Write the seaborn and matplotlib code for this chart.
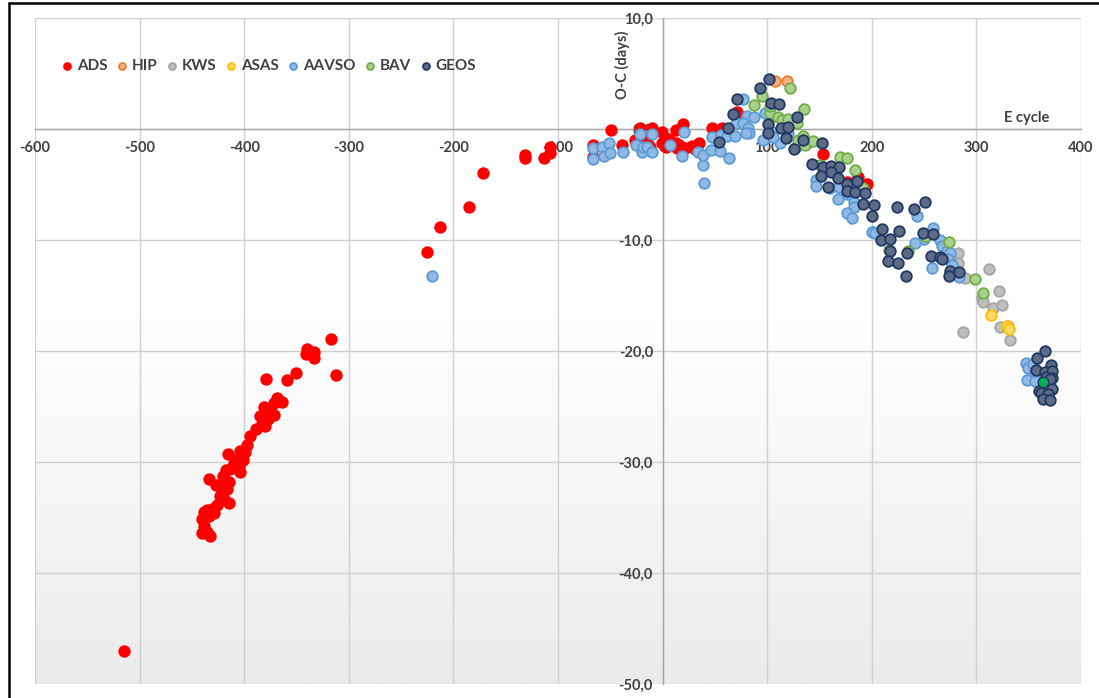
import numpy as np
import pandas as pd
import matplotlib
matplotlib.use("Agg")
import matplotlib.pyplot as plt
from matplotlib.colors import LinearSegmentedColormap
from matplotlib.lines import Line2D
from matplotlib.ticker import MultipleLocator, FuncFormatter
import seaborn as sns

# O-C values, one pair of lists per source
ads_e = [-514.5, -440.4, -438.8, -435.6, -432.4, -440.4, -438.2, -435.6, -434.1, -430.8, -429.3,
         -426.0, -422.9, -419.7, -415.0, -416.5, -434.1, -420.3, -415.0, -426.7, -421.3,
         -410.2, -405.4, -413.3, -417.4, -403.8, -404.4, -406.9, -401.2, -415.5,
         -394.9, -397.4, -399.0, -388.5, -384.7, -377.7, -371.3, -379.9, -381.0, -383.0,
         -368.7, -363.9, -371.9, -381.5, -375.1, -379.2, -359.2, -350.3,
         -340.0, -340.7, -333.7, -332.8, -317.1, -312.4,
         -224.8, -212.4, -185.3, -171.6, -131.5, -131.5, -113.6, -107.9, -107.9, -66.2, -66.2,
         -49.6, -39.1, -26.4, -21.6, -18.0, -15.2, -12.0, -9.8, -0.3, -0.3, 3.0, 6.4, 12.8, 12.8,
         13.4, 16.0, 19.8, 21.4, 28.0, 31.0, 34.8, 46.9, 56.5, 70.8, 71.4, 153.6, 175.9, 186.4, 195.0]
ads_oc = [-47.0, -36.4, -35.8, -36.3, -36.7, -35.1, -34.5, -34.3, -34.9, -34.2, -34.6,
          -33.9, -33.1, -33.3, -33.7, -32.4, -31.5, -31.3, -31.8, -32.1, -32.2,
          -30.1, -30.4, -30.6, -30.7, -30.9, -29.0, -29.7, -29.8, -29.3,
          -27.7, -28.5, -29.1, -27.0, -25.9, -26.1, -25.8, -26.8, -26.3, -26.6,
          -24.2, -24.6, -24.7, -25.0, -25.2, -22.5, -22.6, -22.0,
          -19.85, -20.3, -20.1, -20.6, -18.9, -22.2,
          -11.05, -8.8, -7.0, -4.0, -2.3, -2.6, -2.65, -1.65, -2.2, -1.45, -2.5,
          -0.05, -1.44, -1.0, 0.06, -0.9, -1.14, -1.6, 0.12, -0.24, -1.3, -1.6, -0.9, -0.1, -1.23,
          -1.74, -1.4, 0.42, -1.74, -1.5, -1.83, -1.3, 0.12, 0.06, 1.56, 0.6, -2.28, -4.75, -4.35, -4.95]

hip_e = [107.4, 119.2]
hip_oc = [4.32, 4.32]

kws_e = [282.0, 282.0, 289.0, 312.2, 321.7, 304.9, 306.4, 315.4, 324.0, 322.4, 330.3, 331.9, 287.3]
kws_oc = [-11.2, -12.1, -13.4, -12.6, -14.6, -15.25, -15.55, -16.1, -15.86, -17.8, -17.75, -19.0, -18.3]

asas_e = [314.4, 328.8, 331.0]
asas_oc = [-16.76, -17.75, -18.0]

aavso_e = [-220.6, -66.2, -66.2, -58.2, -56.0, -51.2, -50.3, -37.5, -25.4, -21.6, -20.0, -18.4, -15.2,
           -10.4, -9.8, 7.1, 18.2, 20.4, 33.5, 38.3, 38.9, 39.6, 46.2, 47.5, 54.8, 55.8, 63.7,
           77.1, 80.4, 87.3, 97.8, 70.1, 77.1, 81.9, 82.8, 79.4, 61.8, 69.2, 96.2, 104.2, 112.2,
           105.2, 120.1, 128.0, 138.0, 146.3, 146.6, 160.0, 168.8, 167.9, 175.9, 182.9, 182.9, 175.9,
           180.7, 201.3, 242.8, 199.8, 202.9, 258.1, 249.8, 241.2, 265.1, 266.7, 272.0, 274.6,
           273.0, 276.2, 257.1, 283.2, 347.2, 349.4, 354.2, 355.8, 348.5, 355.8]
aavso_oc = [-13.2, -1.74, -2.73, -1.65, -2.43, -1.23, -2.2, -2.04, -1.44, -0.48, -2.04, -1.6, -1.6,
            -2.1, -0.48, -1.44, -2.4, -0.24, -2.04, -3.24, -2.34, -4.9, -1.9, -0.75, -1.98, -0.54, -2.6,
            2.67, 1.17, 1.1, 1.47, 0.51, 0.51, 0.06, -0.39, -0.39, -0.6, -0.63, -0.99, -0.24, -1.23,
            -0.69, -0.39, -1.6, -1.3, -4.6, -5.14, -5.3, -5.2, -6.33, -5.86, -6.55, -7.0, -7.54,
            -8.05, -9.3, -7.84, -9.3, -9.34, -8.95, -9.94, -10.24, -10.0, -10.54, -10.99, -11.14,
            -11.7, -12.25, -12.55, -13.3, -21.05, -21.56, -21.17, -21.86, -22.6, -22.7]

bav_e = [121.7, 95.3, 87.6, 102.6, 103.0, 110.6, 113.8, 120.1, 128.1, 135.4, 129.7, 134.5, 136.0,
         143.4, 150.4, 169.5, 176.5, 184.1, 191.8, 274.0, 234.8, 216.6, 298.5, 306.4, 250.7]
bav_oc = [3.66, 3.0, 2.16, 1.41, 2.1, 1.1, 0.8, 0.87, 0.51, 1.77, -1.0, -0.63, -1.44,
          -1.05, -3.24, -2.55, -2.64, -3.7, -5.35, -10.15, -11.0, -10.9, -13.5, -14.75, -9.6]

geos_e = [102.0, 93.1, 71.4, 103.3, 111.2, 67.0, 128.7, 101.0, 113.1, 120.1, 100.4, 62.8, 54.2,
          117.9, 125.8, 134.5, 152.6, 143.0, 153.6, 160.6, 168.8, 160.6, 151.0, 167.9, 185.4, 175.9,
          158.3, 175.9, 183.8, 193.4, 191.8, 202.3, 199.8, 223.7, 209.3,
          240.5, 251.0, 226.2, 208.4, 217.3, 249.1, 258.1, 217.3, 233.2, 215.7, 225.2, 232.6,
          256.2, 265.1, 266.7, 274.6, 283.2, 273.6,
          365.4, 358.0, 371.1, 356.8, 365.4, 372.7, 367.0, 372.7, 370.2, 363.2, 372.7, 359.6,
          362.2, 368.5, 363.2, 370.2]
geos_oc = [4.48, 3.66, 2.67, 2.37, 2.25, 1.32, 1.05, 0.45, 0.12, 0.21, -0.33, 0.06, -1.14,
           -0.78, -1.83, -0.99, -1.23, -3.15, -3.4, -3.3, -3.4, -3.9, -4.2, -4.4, -4.65, -4.95,
           -5.25, -5.6, -5.65, -5.74, -6.75, -6.85, -7.8, -7.05, -9.0,
           -7.2, -6.55, -9.2, -10.0, -9.94, -9.34, -9.46, -10.96, -11.2, -11.9, -12.1, -13.2,
           -11.44, -11.56, -11.68, -12.8, -12.86, -13.24,
           -19.97, -20.66, -21.3, -21.7, -21.9, -21.8, -22.3, -22.4, -22.55, -23.3, -23.4, -23.6,
           -23.8, -23.9, -24.3, -24.4]

extra_e = [363.5]
extra_oc = [-22.8]

series = [
    ("ADS", ads_e, ads_oc, "#ff0000", "#ff0000"),
    ("HIP", hip_e, hip_oc, "#f4b183", "#ed7d31"),
    ("KWS", kws_e, kws_oc, "#bfbfbf", "#a5a5a5"),
    ("ASAS", asas_e, asas_oc, "#ffd966", "#ffc000"),
    ("AAVSO", aavso_e, aavso_oc, "#92b8e4", "#5b9bd5"),
    ("BAV", bav_e, bav_oc, "#a9d18e", "#70ad47"),
    ("GEOS", geos_e, geos_oc, "#5d6b86", "#1f3864"),
]

sns.set_style("white")
plt.rcParams["font.family"] = ["Lato", "DejaVu Sans"]
plt.rcParams["axes.unicode_minus"] = False

fig = plt.figure(figsize=(10.99, 6.98), dpi=100)
ax = fig.add_axes([35 / 1099, 1 - 684 / 698, (1081 - 35) / 1099, (684 - 18) / 698])

# plot-area gradient: white at the top, light grey towards the bottom
yy = np.linspace(10, -50, 300)
shade = np.clip((-17 - yy) / 33, 0, 1)[:, None]
cmap = LinearSegmentedColormap.from_list("bg", ["#ffffff", "#ebebeb"])
ax.imshow(shade, extent=[-600, 400, -50, 10], aspect="auto", cmap=cmap, vmin=0, vmax=1,
          zorder=-1, interpolation="bilinear")

for name, e, oc, face, edge in series:
    df = pd.DataFrame({"E": e, "OC": oc})
    sns.scatterplot(data=df, x="E", y="OC", ax=ax, s=58, color=face, edgecolor=edge,
                    linewidth=1.3, label=name, zorder=3)
sns.scatterplot(x=extra_e, y=extra_oc, ax=ax, s=58, color="#00b050", edgecolor="#1f3864",
                linewidth=1.0, zorder=4)

ax.set_xlim(-600, 400)
ax.set_ylim(-50, 10)
ax.set_axisbelow(True)
ax.xaxis.set_major_locator(MultipleLocator(100))
ax.xaxis.set_minor_locator(MultipleLocator(50))
ax.yaxis.set_major_locator(MultipleLocator(10))
ax.yaxis.set_minor_locator(MultipleLocator(5))
ax.grid(True, which="major", color="#d0d0d0", lw=1)

for s in ["top", "right"]:
    ax.spines[s].set_visible(False)
ax.spines["left"].set_position(("data", 0))
ax.spines["bottom"].set_position(("data", 0))
for s in ["left", "bottom"]:
    ax.spines[s].set_color("#a6a6a6")
    ax.spines[s].set_linewidth(1)

ax.xaxis.set_major_formatter(FuncFormatter(lambda v, p: "%d" % v))
ax.yaxis.set_major_formatter(FuncFormatter(lambda v, p: ("%.1f" % v).replace(".", ",")))
ax.tick_params(axis="x", which="major", length=0, pad=9, labelsize=10.5, labelcolor="#404040")
ax.tick_params(axis="x", which="minor", length=4, direction="inout", color="#a6a6a6")
ax.tick_params(axis="y", which="major", length=4, direction="out", color="#a6a6a6",
               pad=3, labelsize=10.5, labelcolor="#404040")
ax.tick_params(axis="y", which="minor", length=4, direction="out", color="#a6a6a6")
for lab in ax.get_xticklabels() + ax.get_yticklabels():
    lab.set_fontweight("bold")

ax.set_xlabel("")
ax.set_ylabel("")
ax.text(-38, 5.8, "O-C (days)", rotation=90, ha="center", va="center", fontsize=10.5,
        fontweight="bold", color="#404040")
ax.text(348, 1.0, "E cycle", ha="center", va="center", fontsize=10.5, fontweight="bold",
        color="#404040")

leg = ax.legend(loc="center left", bbox_to_anchor=(63 / 1099, 1 - 66 / 698),
                bbox_transform=fig.transFigure, ncol=7, frameon=False, borderpad=0,
                borderaxespad=0, handlelength=0.5, handletextpad=0.4, columnspacing=0.7,
                markerscale=0.65, prop={"weight": "bold", "size": 11})
for t in leg.get_texts():
    t.set_color("#404040")

# black frame on the top and left of the screenshot
fig.add_artist(Line2D([9 / 1099, 1], [1 - 3 / 698, 1 - 3 / 698], color="black", lw=1.8))
fig.add_artist(Line2D([9 / 1099, 9 / 1099], [0, 1 - 3 / 698], color="black", lw=1.8))

fig.savefig("out.png", dpi=100, facecolor="white")
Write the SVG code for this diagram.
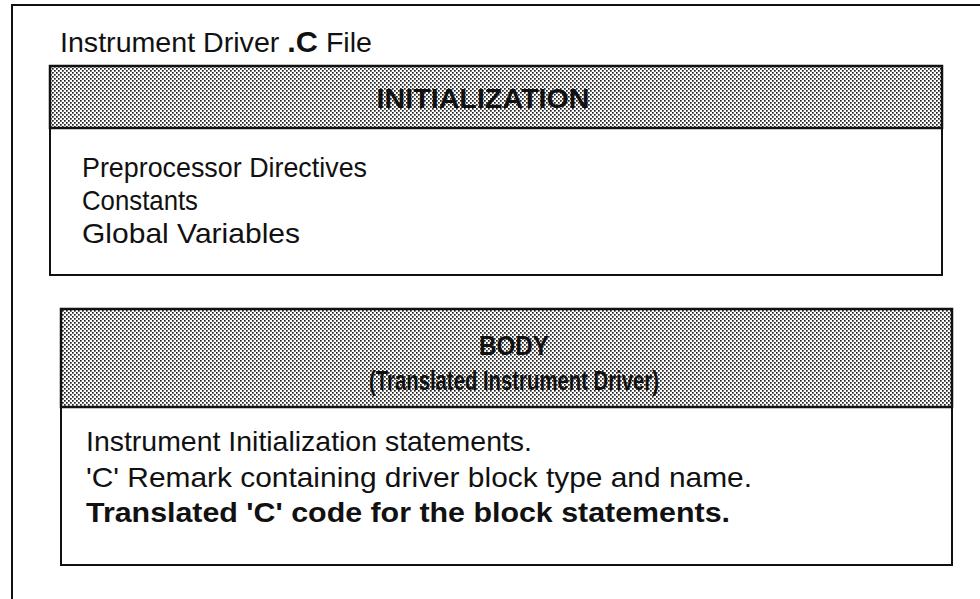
<svg xmlns="http://www.w3.org/2000/svg" width="980" height="599" viewBox="0 0 980 599">
<style>
.t{font-family:"Liberation Sans",Arial,sans-serif;fill:#111}
.hd{font-weight:bold;text-anchor:middle}
.b{font-size:28px}
.box{fill:#fff;stroke:#111;stroke-width:2}
.hdr{fill:url(#dots);stroke:#111;stroke-width:2.5}
</style>
<defs>
<pattern id="dots" width="4" height="4" patternUnits="userSpaceOnUse">
<rect width="4" height="4" fill="#fff"/>
<rect width="1.7" height="1.7" fill="#222"/>
<rect x="2" y="2" width="1.7" height="1.7" fill="#222"/>
</pattern>
</defs>
<g id="frame">
<path d="M12,599 V5 H980" fill="none" stroke="#111" stroke-width="2"/>
<text class="t" x="60" y="52" font-size="28" textLength="312" lengthAdjust="spacingAndGlyphs">Instrument Driver <tspan font-weight="bold" font-size="30">.C</tspan> File</text>
</g>
<g id="initialization">
<rect class="box" x="50" y="66" width="892" height="209"/>
<rect class="hdr" x="50" y="66" width="892" height="62"/>
<text class="t hd" x="483" y="108" font-size="28" textLength="213" lengthAdjust="spacingAndGlyphs">INITIALIZATION</text>
<text class="t b" x="82" y="177" textLength="285" lengthAdjust="spacingAndGlyphs">Preprocessor Directives</text>
<text class="t b" x="82" y="210" textLength="116" lengthAdjust="spacingAndGlyphs">Constants</text>
<text class="t b" x="82" y="243" textLength="218" lengthAdjust="spacingAndGlyphs">Global Variables</text>
</g>
<g id="body">
<rect class="box" x="61" y="309" width="891" height="256"/>
<rect class="hdr" x="61" y="309" width="891" height="98"/>
<text class="t hd" x="514" y="355" font-size="28" textLength="70" lengthAdjust="spacingAndGlyphs">BODY</text>
<text class="t hd" x="514" y="390" font-size="28" textLength="290" lengthAdjust="spacingAndGlyphs">(Translated Instrument Driver)</text>
<text class="t b" x="86" y="451" textLength="446" lengthAdjust="spacingAndGlyphs">Instrument Initialization statements.</text>
<text class="t b" x="86" y="487" textLength="666" lengthAdjust="spacingAndGlyphs">'C' Remark containing driver block type and name.</text>
<text class="t b" x="86" y="522" font-weight="bold" textLength="644" lengthAdjust="spacingAndGlyphs">Translated 'C' code for the block statements.</text>
</g>
<g id="connectors"/>
</svg>
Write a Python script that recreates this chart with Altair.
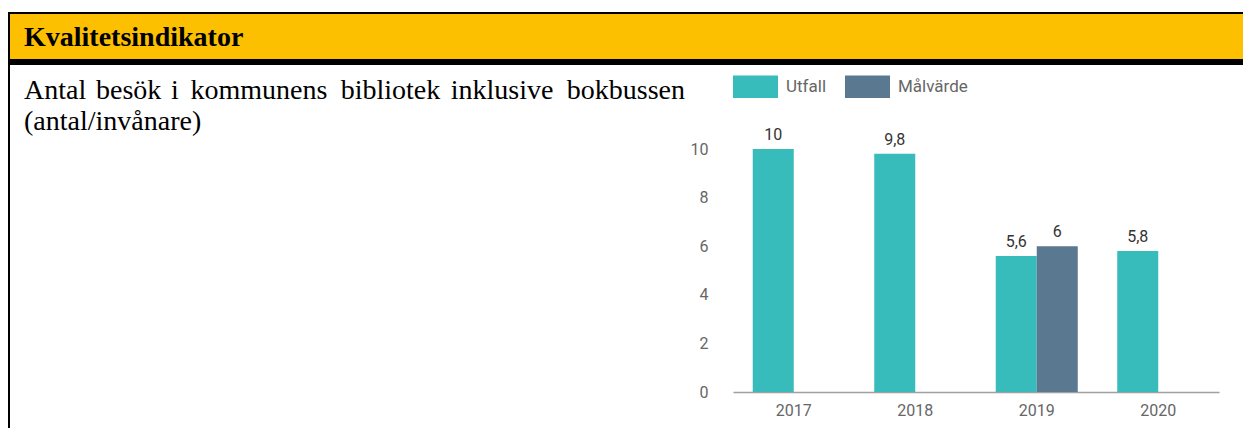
import altair as alt
import pandas as pd

# ---------------- data ----------------
YEARS = ["2017", "2018", "2019", "2020"]
SERIES = ["Utfall", "Målvärde"]
UTFALL = [10, 9.8, 5.6, 5.8]
MALVARDE = [None, None, 6, None]
Y_TICKS = [0, 2, 4, 6, 8, 10]
HEADER = "Kvalitetsindikator"
BODY_LINE1 = ["Antal", "besök", "i", "kommunens", "bibliotek", "inklusive", "bokbussen"]
BODY_LINE2 = "(antal/invånare)"

# ---------------- styles / layout ----------------
COLORS = ["#37BBBB", "#5B7891"]
YELLOW = "#FCC000"
SERIF = "Liberation Serif"
SANS = "Roboto"
W, H = 486, 243
PAD = {"left": 725, "top": 141, "right": 24, "bottom": 36}
# word anchors (plot-relative px) for the justified first line
WORD_X = [-709, -604.3, -558, -474, -342.6, -231, -48]
WORD_ALIGN = ["left", "center", "center", "center", "center", "center", "right"]


def fmt(v):
    return ("%g" % v).replace(".", ",")


rows = []
for yr, u, m in zip(YEARS, UTFALL, MALVARDE):
    for s, v in ((SERIES[0], u), (SERIES[1], m)):
        if v is not None:
            rows.append({"year": yr, "serie": s, "value": v, "label": fmt(v)})
df = pd.DataFrame(rows)
one = pd.DataFrame({"k": [0]})


def rect(x, x2, y, y2, color):
    return alt.Chart(one).mark_rect(color=color).encode(
        x=alt.value(x), x2=alt.value(x2), y=alt.value(y), y2=alt.value(y2)
    )


def text(t, x, y, size, align="left", weight="normal"):
    return alt.Chart(one).mark_text(
        align=align, baseline="alphabetic", font=SERIF, fontSize=size,
        fontWeight=weight, color="#000000"
    ).encode(x=alt.value(x), y=alt.value(y), text=alt.value(t))


decor = [
    rect(-723, 520, -135, -90, YELLOW),
    rect(-725, 520, -137, -135, "#000000"),
    rect(-725, 520, -90, -84, "#000000"),
    rect(-725, -723, -137, 300, "#000000"),
    text(HEADER, -709, -103, 28, weight="bold"),
]
for w, x, a in zip(BODY_LINE1, WORD_X, WORD_ALIGN):
    decor.append(text(w, x, -50, 28, align=a))
decor.append(text(BODY_LINE2, -709, -19, 28))

x_scale = alt.Scale(domain=YEARS, paddingInner=0.325, paddingOuter=0.1625)
off_scale = alt.Scale(domain=SERIES, paddingInner=0, paddingOuter=0)
y_scale = alt.Scale(domain=[0, 10], nice=False, zero=True)

base = alt.Chart(df)
bars = base.mark_bar().encode(
    x=alt.X("year:N", sort=YEARS, scale=x_scale,
            axis=alt.Axis(title=None, labelAngle=0, ticks=False, tickSize=0,
                          labelPadding=10, domainColor="#a0a0a0", domainWidth=1.5,
                          labelFont=SANS, labelFontSize=16, labelColor="#666666")),
    xOffset=alt.XOffset("serie:N", sort=SERIES, scale=off_scale),
    y=alt.Y("value:Q", scale=y_scale,
            axis=alt.Axis(title=None, values=Y_TICKS, domain=False, ticks=False,
                          tickSize=0, grid=False, labelPadding=25,
                          labelFont=SANS, labelFontSize=16, labelColor="#666666")),
    color=alt.Color("serie:N", sort=SERIES,
                    scale=alt.Scale(domain=SERIES, range=COLORS),
                    legend=alt.Legend(title=None, orient="none", legendX=0, legendY=-85,
                                      direction="horizontal",
                                      symbolType="M-1,-0.5H1V0.5H-1Z", symbolSize=2025,
                                      symbolStrokeWidth=0, symbolOpacity=1,
                                      labelFont=SANS, labelFontSize=17,
                                      labelColor="#666666", labelOffset=8,
                                      columnPadding=18, padding=0)),
)
labels = base.mark_text(dy=-9, baseline="alphabetic", font=SANS, fontSize=16,
                        color="#333333").encode(
    x=alt.X("year:N", sort=YEARS, scale=x_scale),
    xOffset=alt.XOffset("serie:N", sort=SERIES, scale=off_scale),
    y=alt.Y("value:Q", scale=y_scale),
    text="label:N",
)

chart = alt.layer(*decor, bars, labels).properties(
    width=W, height=H,
    autosize=alt.AutoSizeParams(type="none"),
    padding=PAD,
).configure_view(stroke=None)

chart.save("out.html", embed_options={"renderer": "svg", "actions": False})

WHAT THIS TASK INVOLVES » Pictures excluded, repeat exactly the lines from the top of the material through the line with "import seaborn as sns", including both of those lines.

REPLY TO THE EXERCISE »
Write the seaborn and matplotlib code for this chart.
import numpy as np
import pandas as pd
import matplotlib
matplotlib.use("Agg")
import matplotlib.pyplot as plt
from matplotlib.colors import LinearSegmentedColormap
from matplotlib.lines import Line2D
from matplotlib.ticker import MultipleLocator, FuncFormatter
import seaborn as sns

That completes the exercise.